I’ve noticed that quite a few engineers who work with bands like driving their drum submix into fairly heavy compression, but whenever I try doing this it seems like I end up losing the low‑end weight from my kick drum. Why is this happening — and is there anything I can do to avoid it?
Anon via email
Mike Senior, mixing expert replies: There are a couple of reasons why a bus compressor can rob your drum mix of low‑end weight, and I’ll deal with them one at a time.
Probably the most common cause is that, on the whole, compressors are more sensitive to low frequencies than high frequencies. This is why, for example, vocal compression often overemphasises sibilant consonants — the lower‑frequency sung notes trigger more gain‑reduction than the higher‑frequency esses do. With mixed drum signals, this frequency bias means a strong kick will usually trigger more gain reduction than the other kit instruments, because it has more low‑spectrum energy. If you’ve set up your compressor to release its gain reduction reasonably fast, then the kick will effectively be turned down more than snare and tom hits, giving the impression that your drum kit as a whole is losing low‑end weight.
It might seem pretty counterintuitive, but one thing that can remedy this problem is high‑pass filtering the kick‑drum channel.
It might seem pretty counterintuitive, but one thing that can remedy this problem is high‑pass filtering the kick‑drum channel. Yes, you read that right: cutting the kick’s low end! Specifically, you should cut only the very lowest frequencies, and keep the filter’s cutoff frequency low enough that you scarcely hear any difference to the soloed kick‑drum channel. The reason this can improve matters is that many project‑studio drum submixes have flabby subsonic frequencies lurking underneath the kick drum. These frequencies won’t be contributing anything subjectively useful to the kick‑drum sound at all, and may even be too low for you to hear if you’re listening on headphones or typical small project‑studio monitors. Crucially, though, these subs may still merrily trigger excessive gain reduction from your compressor. By filtering them out, your kick appears to the compressor to have less low‑frequency energy, so it triggers less gain reduction per kick hit, leaving your drum submix sounding weightier.
You have to be careful when high‑pass filtering any drum channel, though, as the time‑smearing and resonant effects of the EQ can potentially soften your attack transients. So do keep your ears peeled for that side‑effect. If you encounter this problem, there’s another method of reducing the compressor’s kick‑drum gain‑reduction if your compressor includes side‑chain EQ functionality: just cut some low end from the compressor’s detector signal rather than the drums themselves. This effectively makes the compressor less sensitive to low frequencies, so it won’t respond as strongly to the kick‑drum hits.

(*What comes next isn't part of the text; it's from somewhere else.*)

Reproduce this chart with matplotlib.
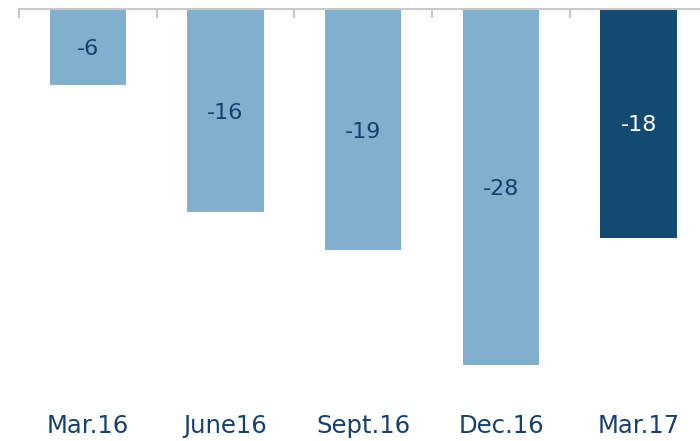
import matplotlib
matplotlib.use("Agg")
import matplotlib.pyplot as plt

categories = ["Mar.16", "June16", "Sept.16", "Dec.16", "Mar.17"]
values = [-6, -16, -19, -28, -18]
highlight = [False, False, False, False, True]

W, H = 700, 441
fig = plt.figure(figsize=(W/100, H/100), dpi=100)
left_px, right_px = 19, 707.5
top_px, bot_px = 9, 390
ax = fig.add_axes([left_px/W, 1 - bot_px/H, (right_px-left_px)/W, (bot_px-top_px)/H])

light = "#80b0cd"
dark = "#154a70"
text_c = "#17406d"
colors = [dark if h else light for h in highlight]
x = list(range(len(categories)))
bars = ax.bar(x, values, width=0.555, color=colors, zorder=2)

ax.set_xlim(-0.5, len(categories) - 0.5)
ax.set_ylim(-30, 0)
for s in ["left", "right", "bottom"]:
    ax.spines[s].set_visible(False)
ax.spines["top"].set_color("#c8c8c8")
ax.spines["top"].set_linewidth(1.5)
ax.set_yticks([])
ax.set_xticks([])
# separator ticks on the top axis
for b in [i - 0.5 for i in range(len(categories) + 1)]:
    ax.plot([b, b], [0, -0.63], color="#c8c8c8", lw=1.5, clip_on=False, zorder=3)

fontname = ["DejaVu Sans"]
for xi, v, h in zip(x, values, highlight):
    ax.annotate(f"{v}", (xi, v / 2), xytext=(0, -1.5), textcoords="offset points",
                ha="center", va="center", fontsize=16,
                color="white" if h else text_c, family=fontname, zorder=4)

for xi, c in zip(x, categories):
    ax.text(xi, -32.8, c, ha="center", va="center", fontsize=17.5, color=text_c,
            family=fontname, clip_on=False)

fig.savefig("out.png", dpi=100)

The second reason a compressor can cause a drum mix to lose low end is that you’re using a very fast‑acting compression setting — the rapid gain reduction change triggered by each kick hit can put an appreciable kink in the hit’s waveform, rather than just shaping its level envelope. In this situation, the slower‑moving low‑frequency waveform cycles will inevitably be more heavily waveform‑mangled than the faster‑moving high‑frequency ones, so the result is that the low frequencies get distorted (effectively converting some of their energy into upper‑spectrum harmonics). Probably the best protection against this is simply being aware that it can happen. After all, it’s pretty simple to increase your compressor’s attack time a little once you’ve realised it’s the source of the problem. Of course, lengthening the attack time may lessen the compressor’s gain reduction action across the board a little, and you may have to adjust your threshold and ratio settings to compensate if that’s a concern.